Na era das playlists e dos 15 segundos no TikTok, o rapper de Toronto dominou a arte de fazer hits e é rei no streaming
De um lado, a devoção dos fãs de Aubrey Drake Graham. Do outro, o desejo ansioso que o rapper pise em falso para que ele seja “cancelado”. Sem entrar na discussão do certo ou errado, o fato é que Drake está nos holofotes há uma década.
Em dezembro de 2019, o Spotify divulgou a lista dos artistas mais ouvidos daquele ano e dos últimos dez. O canadense ocupa o último posto citado ao colecionar mais de 28 bilhões de streams na plataforma e 50 bilhões nas mundiais. Na Billboard, maior parada norte-americana, Drake teve 38 músicas entre as 10 mais ouvidas (sendo sete ocupando o primeiro lugar) no Hot 100. Sim, são 10 anos seguidos liderando o império de uma indústria massiva e efêmera de lançamentos a cada sexta-feira.
Seja sozinho com "Hotline Bling", "Passionfruit", "God's Plan" e "Nice for What" ou amparado por outros grandes nomes como Rihanna ("What’s My Name", "Take Care" e "Work"), Lil Wayne ("She Will", "I'm the One" e "Love Me") e Kendrick Lamar ("Fuckin Problems"), não houve um ano que o rapper não foi revelante para o mercado. Até em 2014, quando ele não lançou nenhum single ou disco, o canadense foi onipresente na cultura pop.
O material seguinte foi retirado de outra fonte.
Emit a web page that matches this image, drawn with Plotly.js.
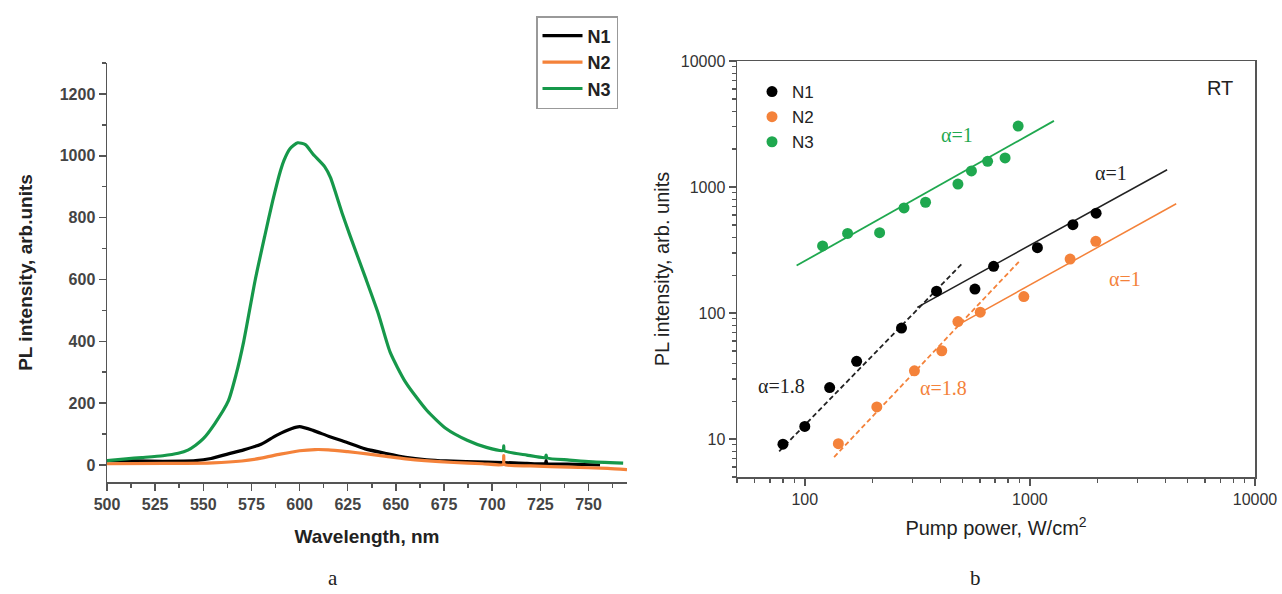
<!DOCTYPE html>
<html>
<head>
<meta charset="utf-8">
<script src="https://cdn.plot.ly/plotly-3.0.1.min.js"></script>
<style>html,body{margin:0;padding:0;background:#fff;}#chart{width:1282px;height:594px;}</style>
</head>
<body>
<div id="chart"></div>
<script>
// ---- Panel a: PL spectra ----
const wlN1 = [500, 515, 529, 546, 554, 563, 571, 580, 588, 596, 600, 607, 615, 624, 634, 645, 655, 666, 676, 697, 706, 718, 727.6, 728, 728.4, 739, 756];
const plN1 = [14, 13, 12, 14, 21, 36, 49, 67, 96, 118, 124, 112, 93, 74, 52, 37, 25, 17, 13, 9, 8, 5, 5, 14, 5, 3, 0];

const wlN2 = [500, 530, 555, 570, 580, 590, 600, 608, 615, 625, 635, 645, 655, 665, 680, 695, 705.7, 706, 706.3, 720, 740, 760, 770];
const plN2 = [4, 5, 7, 13, 22, 35, 46, 50, 49, 43, 36, 28, 20, 14, 8, 4, 2, 30, 2, -3, -7, -11, -15];

const wlN3 = [500, 510, 518, 529, 537, 542, 546, 550, 556, 563, 567, 571, 577, 582, 586, 590, 592, 595, 599, 603, 607, 613, 616, 622, 626, 634, 641, 647, 655, 666, 676, 687, 697, 705.7, 706, 706.3, 718, 727.6, 728, 728.4, 740, 750, 768];
const plN3 = [14, 20, 24, 30, 38, 48, 64, 85, 134, 207, 292, 400, 600, 743, 853, 950, 987, 1023, 1042, 1036, 1005, 965, 930, 816, 745, 609, 487, 365, 268, 177, 118, 80, 57, 47, 62, 46, 32, 24, 32, 23, 16, 11, 6];

// ---- Panel b: PL intensity vs pump power ----
const pumpN1 = [80, 100, 129, 170, 269, 385, 570, 690, 1080, 1553, 1969];
const intN1  = [9.1, 12.6, 25.6, 41.4, 76, 149, 155, 235, 330, 503, 620];
const pumpN2 = [141, 209, 307, 406, 479, 602, 940, 1509, 1963];
const intN2  = [9.2, 18.0, 34.8, 50.2, 85.5, 101.6, 135, 268, 371];
const pumpN3 = [120, 155, 215, 276, 344, 479, 550, 649, 776, 887];
const intN3  = [341, 428, 434, 682, 757, 1055, 1343, 1598, 1701, 3043];

// fit lines (endpoints)
const fitN1LowX = [77, 500],   fitN1LowY = [8.0, 247];
const fitN1HighX = [316, 4070], fitN1HighY = [111, 1371];
const fitN2LowX = [135, 893],  fitN2LowY = [7.2, 255];
const fitN2HighX = [500, 4467], fitN2HighY = [84, 737];
const fitN3X = [92, 1279],     fitN3Y = [238, 3349];

const yTicksB = [10, 100, 1000, 10000];
const yTickTextB = ['10', '100', '1000', '10000'];
const xTicksB = [100, 1000, 10000];
const xTickTextB = ['100', '1000', '10000'];

const cBlack = '#000000', cOrange = '#f4823a', cGreenA = '#16984a', cGreenB = '#1fa84f';

const traces = [
  {x: wlN1, y: plN1, name: 'N1', type: 'scatter', mode: 'lines', line: {color: cBlack, width: 3.2, shape: 'spline', smoothing: 0.6}, xaxis: 'x', yaxis: 'y', legend: 'legend'},
  {x: wlN2, y: plN2, name: 'N2', type: 'scatter', mode: 'lines', line: {color: cOrange, width: 3.2, shape: 'spline', smoothing: 0.6}, xaxis: 'x', yaxis: 'y', legend: 'legend'},
  {x: wlN3, y: plN3, name: 'N3', type: 'scatter', mode: 'lines', line: {color: cGreenA, width: 3.2, shape: 'spline', smoothing: 0.6}, xaxis: 'x', yaxis: 'y', legend: 'legend'},

  {x: fitN1LowX, y: fitN1LowY, mode: 'lines', line: {color: '#222', width: 1.8, dash: '5px,3px'}, xaxis: 'x2', yaxis: 'y2', showlegend: false, hoverinfo: 'skip'},
  {x: fitN1HighX, y: fitN1HighY, mode: 'lines', line: {color: '#222', width: 1.5}, xaxis: 'x2', yaxis: 'y2', showlegend: false, hoverinfo: 'skip'},
  {x: fitN2LowX, y: fitN2LowY, mode: 'lines', line: {color: cOrange, width: 1.8, dash: '5px,3px'}, xaxis: 'x2', yaxis: 'y2', showlegend: false, hoverinfo: 'skip'},
  {x: fitN2HighX, y: fitN2HighY, mode: 'lines', line: {color: cOrange, width: 1.5}, xaxis: 'x2', yaxis: 'y2', showlegend: false, hoverinfo: 'skip'},
  {x: fitN3X, y: fitN3Y, mode: 'lines', line: {color: cGreenB, width: 1.8}, xaxis: 'x2', yaxis: 'y2', showlegend: false, hoverinfo: 'skip'},

  {x: pumpN1, y: intN1, name: 'N1', mode: 'markers', marker: {color: cBlack, size: 11}, xaxis: 'x2', yaxis: 'y2', legend: 'legend2'},
  {x: pumpN2, y: intN2, name: 'N2', mode: 'markers', marker: {color: cOrange, size: 11}, xaxis: 'x2', yaxis: 'y2', legend: 'legend2'},
  {x: pumpN3, y: intN3, name: 'N3', mode: 'markers', marker: {color: cGreenB, size: 11}, xaxis: 'x2', yaxis: 'y2', legend: 'legend2'}
];

const W = 1282, H = 594;
const axisCol = '#555';
const boldTick = {family: 'Arial, Liberation Sans, sans-serif', size: 16, color: '#444', weight: 'bold'};
const normTick = {family: 'Arial, Liberation Sans, sans-serif', size: 16, color: '#333'};

function ann(x, y, text, color) {
  return {xref: 'x2', yref: 'y2', x: Math.log10(x), y: Math.log10(y), text: text, showarrow: false,
          font: {size: 20, color: color, family: 'Liberation Serif, Times New Roman, serif'}};
}

const layout = {
  width: W, height: H,
  margin: {l: 0, r: 0, t: 0, b: 0},
  paper_bgcolor: '#fff', plot_bgcolor: '#fff',
  showlegend: true,
  xaxis: {
    domain: [107 / W, 627 / W], anchor: 'y',
    range: [500, 770], tickvals: [500, 525, 550, 575, 600, 625, 650, 675, 700, 725, 750],
    showgrid: false, zeroline: false, showline: true, linecolor: axisCol, linewidth: 1.5,
    ticks: 'outside', ticklen: 7, tickwidth: 1.5, tickcolor: axisCol,
    minor: {dtick: 12.5, tick0: 500, ticks: 'outside', ticklen: 4, tickwidth: 1.5, tickcolor: axisCol, showgrid: false},
    tickfont: boldTick,
    title: {text: 'Wavelength, nm', font: {family: 'Arial, Liberation Sans, sans-serif', size: 19, color: '#222', weight: 'bold'}, standoff: 18}
  },
  yaxis: {
    domain: [1 - 482 / H, 1 - 63 / H], anchor: 'x',
    range: [-55, 1300], tickvals: [0, 200, 400, 600, 800, 1000, 1200],
    showgrid: false, zeroline: false, showline: true, linecolor: axisCol, linewidth: 1.5,
    ticks: 'outside', ticklen: 7, tickwidth: 1.5, tickcolor: axisCol,
    minor: {dtick: 100, tick0: 0, ticks: 'outside', ticklen: 4, tickwidth: 1.5, tickcolor: axisCol, showgrid: false},
    tickfont: boldTick,
    title: {text: 'PL intensity, arb.units', font: {family: 'Arial, Liberation Sans, sans-serif', size: 19, color: '#222', weight: 'bold'}, standoff: 22}
  },
  xaxis2: {
    domain: [737 / W, 1255 / W], anchor: 'y2', type: 'log',
    range: [Math.log10(50), 4], tickvals: xTicksB, ticktext: xTickTextB,
    showgrid: false, zeroline: false, showline: true, mirror: true, linecolor: axisCol, linewidth: 1.5,
    ticks: 'outside', ticklen: 7, tickwidth: 1.5, tickcolor: axisCol,
    minor: {ticks: 'outside', ticklen: 4, tickwidth: 1.2, tickcolor: axisCol, dtick: 'D1', showgrid: false},
    tickfont: normTick,
    title: {text: 'Pump power, W/cm<sup>2</sup>', font: {family: 'Arial, Liberation Sans, sans-serif', size: 20, color: '#222'}, standoff: 14}
  },
  yaxis2: {
    domain: [1 - 477 / H, 1 - 61 / H], anchor: 'x2', type: 'log',
    range: [Math.log10(5), 4], tickvals: yTicksB, ticktext: yTickTextB,
    showgrid: false, zeroline: false, showline: true, mirror: true, linecolor: axisCol, linewidth: 1.5,
    ticks: 'outside', ticklen: 7, tickwidth: 1.5, tickcolor: axisCol,
    minor: {ticks: 'outside', ticklen: 4, tickwidth: 1.2, tickcolor: axisCol, dtick: 'D1', showgrid: false},
    tickfont: normTick,
    title: {text: 'PL intensity, arb. units', font: {family: 'Arial, Liberation Sans, sans-serif', size: 20, color: '#222'}, standoff: 6}
  },
  legend: {
    x: 536 / W, y: 1 - 16 / H, xanchor: 'left', yanchor: 'top',
    bgcolor: '#fff', bordercolor: '#999', borderwidth: 1.5,
    font: {family: 'Arial, Liberation Sans, sans-serif', size: 18, color: '#222', weight: 'bold'},
    tracegroupgap: 0, itemwidth: 40
  },
  legend2: {
    x: 752 / W, y: 1 - 74 / H, xanchor: 'left', yanchor: 'top',
    bgcolor: 'rgba(0,0,0,0)', borderwidth: 0,
    font: {family: 'Arial, Liberation Sans, sans-serif', size: 17, color: '#222'}
  },
  annotations: [
    ann(475, 2594, 'α=1', cGreenB),
    ann(2296, 1297, 'α=1', '#222'),
    ann(2652, 187, 'α=1', cOrange),
    ann(78.5, 26.4, 'α=1.8', '#222'),
    ann(414, 25.6, 'α=1.8', cOrange),
    {xref: 'x2', yref: 'y2', x: Math.log10(6966), y: Math.log10(6083), text: 'RT', showarrow: false,
     font: {family: 'Arial, Liberation Sans, sans-serif', size: 20, color: '#222'}},
    {xref: 'paper', yref: 'paper', x: 333 / W, y: 1 - 578 / H, xanchor: 'center', yanchor: 'middle', text: 'a', showarrow: false,
     font: {family: 'Liberation Serif, Times New Roman, serif', size: 21, color: '#222'}},
    {xref: 'paper', yref: 'paper', x: 975 / W, y: 1 - 578 / H, xanchor: 'center', yanchor: 'middle', text: 'b', showarrow: false,
     font: {family: 'Liberation Serif, Times New Roman, serif', size: 21, color: '#222'}}
  ]
};

Plotly.newPlot('chart', traces, layout, {displayModeBar: false, staticPlot: true});
</script>
</body>
</html>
Como ele conseguiu fazer isso? Drake entendeu como construir a própria força comercial - e a música não perde com isso. Com 14 anos de carreira, o artista encontrou uma brecha entre um R&B soturno, o pop e um rap emocionalmente carregado para fazer com que tudo isso soe “como uma música do Drake”.
Os versos existencialistas e românticos combinados às batidas - que no início do movimento não era possível prever - foram vistos inicialmente com o Kanye West e a recepção não-calorosa do 808s & Heartbreak. Inspirado por essa melancolia, anos depois o rapper incorporou essa faceta. A diferença é que enquanto o Kanye fez um disco para cada mood (o que é incrível), Drake pegou a melancolia e fez disso a própria marca. Para ele, o canto chegou a sobressair as rimas em alguns pontos como em Take Care.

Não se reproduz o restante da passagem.